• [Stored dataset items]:
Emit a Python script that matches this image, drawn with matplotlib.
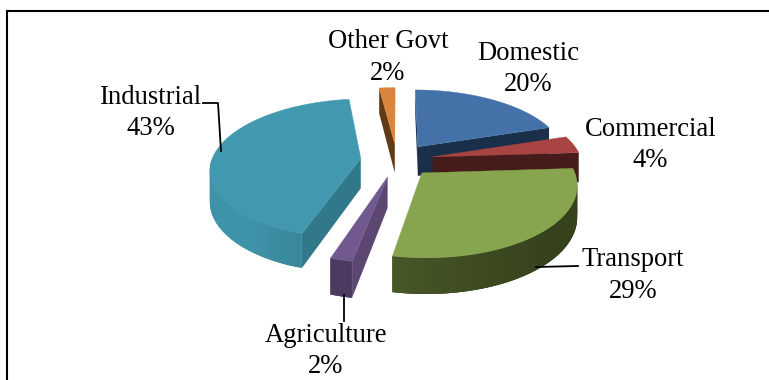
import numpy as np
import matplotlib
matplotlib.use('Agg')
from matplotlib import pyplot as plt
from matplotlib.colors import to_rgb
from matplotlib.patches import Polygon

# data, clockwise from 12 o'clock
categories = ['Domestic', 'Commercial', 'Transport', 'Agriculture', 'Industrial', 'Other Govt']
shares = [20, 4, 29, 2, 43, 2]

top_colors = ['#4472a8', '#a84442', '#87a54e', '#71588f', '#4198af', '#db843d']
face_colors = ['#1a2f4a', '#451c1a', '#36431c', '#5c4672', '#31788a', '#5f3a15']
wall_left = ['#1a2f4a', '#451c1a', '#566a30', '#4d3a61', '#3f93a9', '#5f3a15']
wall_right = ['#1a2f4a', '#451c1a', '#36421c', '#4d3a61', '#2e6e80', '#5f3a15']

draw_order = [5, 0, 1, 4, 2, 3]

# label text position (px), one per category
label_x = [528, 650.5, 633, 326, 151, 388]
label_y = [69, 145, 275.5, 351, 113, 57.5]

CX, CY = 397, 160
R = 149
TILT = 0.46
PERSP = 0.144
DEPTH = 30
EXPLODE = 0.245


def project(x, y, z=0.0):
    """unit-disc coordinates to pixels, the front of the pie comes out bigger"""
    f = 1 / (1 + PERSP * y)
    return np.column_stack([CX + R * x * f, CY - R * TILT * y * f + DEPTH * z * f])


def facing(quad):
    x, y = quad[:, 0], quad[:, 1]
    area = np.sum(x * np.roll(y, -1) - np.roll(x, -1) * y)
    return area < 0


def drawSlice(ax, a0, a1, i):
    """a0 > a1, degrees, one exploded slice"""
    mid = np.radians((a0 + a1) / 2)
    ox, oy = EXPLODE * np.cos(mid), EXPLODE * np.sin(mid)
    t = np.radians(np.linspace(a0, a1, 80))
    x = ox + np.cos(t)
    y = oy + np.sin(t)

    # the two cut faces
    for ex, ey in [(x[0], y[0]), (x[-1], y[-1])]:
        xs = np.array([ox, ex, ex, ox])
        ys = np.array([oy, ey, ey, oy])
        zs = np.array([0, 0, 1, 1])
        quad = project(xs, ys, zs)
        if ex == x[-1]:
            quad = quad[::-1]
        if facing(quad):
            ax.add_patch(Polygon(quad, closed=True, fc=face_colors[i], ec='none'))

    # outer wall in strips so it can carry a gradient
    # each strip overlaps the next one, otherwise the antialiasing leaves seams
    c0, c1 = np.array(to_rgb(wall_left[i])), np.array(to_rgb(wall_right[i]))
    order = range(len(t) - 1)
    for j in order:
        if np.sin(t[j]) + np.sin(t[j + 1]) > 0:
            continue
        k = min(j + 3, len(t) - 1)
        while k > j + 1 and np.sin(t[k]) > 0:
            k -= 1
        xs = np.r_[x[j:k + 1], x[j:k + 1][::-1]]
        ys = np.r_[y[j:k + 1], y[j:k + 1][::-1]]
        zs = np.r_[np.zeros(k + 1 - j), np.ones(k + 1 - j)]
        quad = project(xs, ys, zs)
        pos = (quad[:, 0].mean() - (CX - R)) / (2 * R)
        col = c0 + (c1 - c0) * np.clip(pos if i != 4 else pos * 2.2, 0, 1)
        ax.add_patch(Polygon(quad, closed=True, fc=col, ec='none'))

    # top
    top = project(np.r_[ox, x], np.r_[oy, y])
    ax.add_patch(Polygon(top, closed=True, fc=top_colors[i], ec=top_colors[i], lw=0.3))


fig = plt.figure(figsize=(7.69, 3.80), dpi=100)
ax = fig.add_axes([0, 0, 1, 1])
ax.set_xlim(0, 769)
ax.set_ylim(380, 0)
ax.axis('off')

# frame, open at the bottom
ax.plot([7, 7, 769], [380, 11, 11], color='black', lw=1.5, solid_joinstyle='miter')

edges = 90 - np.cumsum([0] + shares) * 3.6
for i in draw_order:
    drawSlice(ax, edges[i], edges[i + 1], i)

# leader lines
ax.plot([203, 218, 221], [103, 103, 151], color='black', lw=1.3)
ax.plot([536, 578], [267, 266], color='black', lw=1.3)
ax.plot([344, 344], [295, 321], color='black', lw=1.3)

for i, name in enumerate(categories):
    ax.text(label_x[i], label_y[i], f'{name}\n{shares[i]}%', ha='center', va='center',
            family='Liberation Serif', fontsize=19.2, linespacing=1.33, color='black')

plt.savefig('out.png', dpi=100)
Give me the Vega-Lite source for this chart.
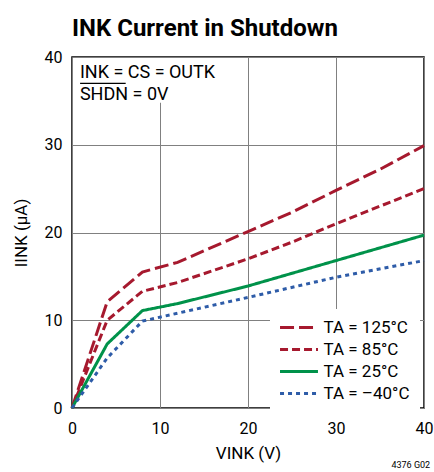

• [OBJECTIVE]: Leave out the pictures and repeat everything else in the records exactly.

• [FULL SOLUTION]:
Emit a Python script that matches this image, drawn with matplotlib.
import numpy as np
import matplotlib
matplotlib.use('Agg')
from matplotlib import pyplot as plt
from matplotlib.colors import to_rgb
from matplotlib.patches import Polygon

# data, clockwise from 12 o'clock
categories = ['Domestic', 'Commercial', 'Transport', 'Agriculture', 'Industrial', 'Other Govt']
shares = [20, 4, 29, 2, 43, 2]

top_colors = ['#4472a8', '#a84442', '#87a54e', '#71588f', '#4198af', '#db843d']
face_colors = ['#1a2f4a', '#451c1a', '#36431c', '#5c4672', '#31788a', '#5f3a15']
wall_left = ['#1a2f4a', '#451c1a', '#566a30', '#4d3a61', '#3f93a9', '#5f3a15']
wall_right = ['#1a2f4a', '#451c1a', '#36421c', '#4d3a61', '#2e6e80', '#5f3a15']

draw_order = [5, 0, 1, 4, 2, 3]

# label text position (px), one per category
label_x = [528, 650.5, 633, 326, 151, 388]
label_y = [69, 145, 275.5, 351, 113, 57.5]

CX, CY = 397, 160
R = 149
TILT = 0.46
PERSP = 0.144
DEPTH = 30
EXPLODE = 0.245


def project(x, y, z=0.0):
    """unit-disc coordinates to pixels, the front of the pie comes out bigger"""
    f = 1 / (1 + PERSP * y)
    return np.column_stack([CX + R * x * f, CY - R * TILT * y * f + DEPTH * z * f])


def facing(quad):
    x, y = quad[:, 0], quad[:, 1]
    area = np.sum(x * np.roll(y, -1) - np.roll(x, -1) * y)
    return area < 0


def drawSlice(ax, a0, a1, i):
    """a0 > a1, degrees, one exploded slice"""
    mid = np.radians((a0 + a1) / 2)
    ox, oy = EXPLODE * np.cos(mid), EXPLODE * np.sin(mid)
    t = np.radians(np.linspace(a0, a1, 80))
    x = ox + np.cos(t)
    y = oy + np.sin(t)

    # the two cut faces
    for ex, ey in [(x[0], y[0]), (x[-1], y[-1])]:
        xs = np.array([ox, ex, ex, ox])
        ys = np.array([oy, ey, ey, oy])
        zs = np.array([0, 0, 1, 1])
        quad = project(xs, ys, zs)
        if ex == x[-1]:
            quad = quad[::-1]
        if facing(quad):
            ax.add_patch(Polygon(quad, closed=True, fc=face_colors[i], ec='none'))

    # outer wall in strips so it can carry a gradient
    # each strip overlaps the next one, otherwise the antialiasing leaves seams
    c0, c1 = np.array(to_rgb(wall_left[i])), np.array(to_rgb(wall_right[i]))
    order = range(len(t) - 1)
    for j in order:
        if np.sin(t[j]) + np.sin(t[j + 1]) > 0:
            continue
        k = min(j + 3, len(t) - 1)
        while k > j + 1 and np.sin(t[k]) > 0:
            k -= 1
        xs = np.r_[x[j:k + 1], x[j:k + 1][::-1]]
        ys = np.r_[y[j:k + 1], y[j:k + 1][::-1]]
        zs = np.r_[np.zeros(k + 1 - j), np.ones(k + 1 - j)]
        quad = project(xs, ys, zs)
        pos = (quad[:, 0].mean() - (CX - R)) / (2 * R)
        col = c0 + (c1 - c0) * np.clip(pos if i != 4 else pos * 2.2, 0, 1)
        ax.add_patch(Polygon(quad, closed=True, fc=col, ec='none'))

    # top
    top = project(np.r_[ox, x], np.r_[oy, y])
    ax.add_patch(Polygon(top, closed=True, fc=top_colors[i], ec=top_colors[i], lw=0.3))


fig = plt.figure(figsize=(7.69, 3.80), dpi=100)
ax = fig.add_axes([0, 0, 1, 1])
ax.set_xlim(0, 769)
ax.set_ylim(380, 0)
ax.axis('off')

# frame, open at the bottom
ax.plot([7, 7, 769], [380, 11, 11], color='black', lw=1.5, solid_joinstyle='miter')

edges = 90 - np.cumsum([0] + shares) * 3.6
for i in draw_order:
    drawSlice(ax, edges[i], edges[i + 1], i)

# leader lines
ax.plot([203, 218, 221], [103, 103, 151], color='black', lw=1.3)
ax.plot([536, 578], [267, 266], color='black', lw=1.3)
ax.plot([344, 344], [295, 321], color='black', lw=1.3)

for i, name in enumerate(categories):
    ax.text(label_x[i], label_y[i], f'{name}\n{shares[i]}%', ha='center', va='center',
            family='Liberation Serif', fontsize=19.2, linespacing=1.33, color='black')

plt.savefig('out.png', dpi=100)
Give me the Vega-Lite source for this chart.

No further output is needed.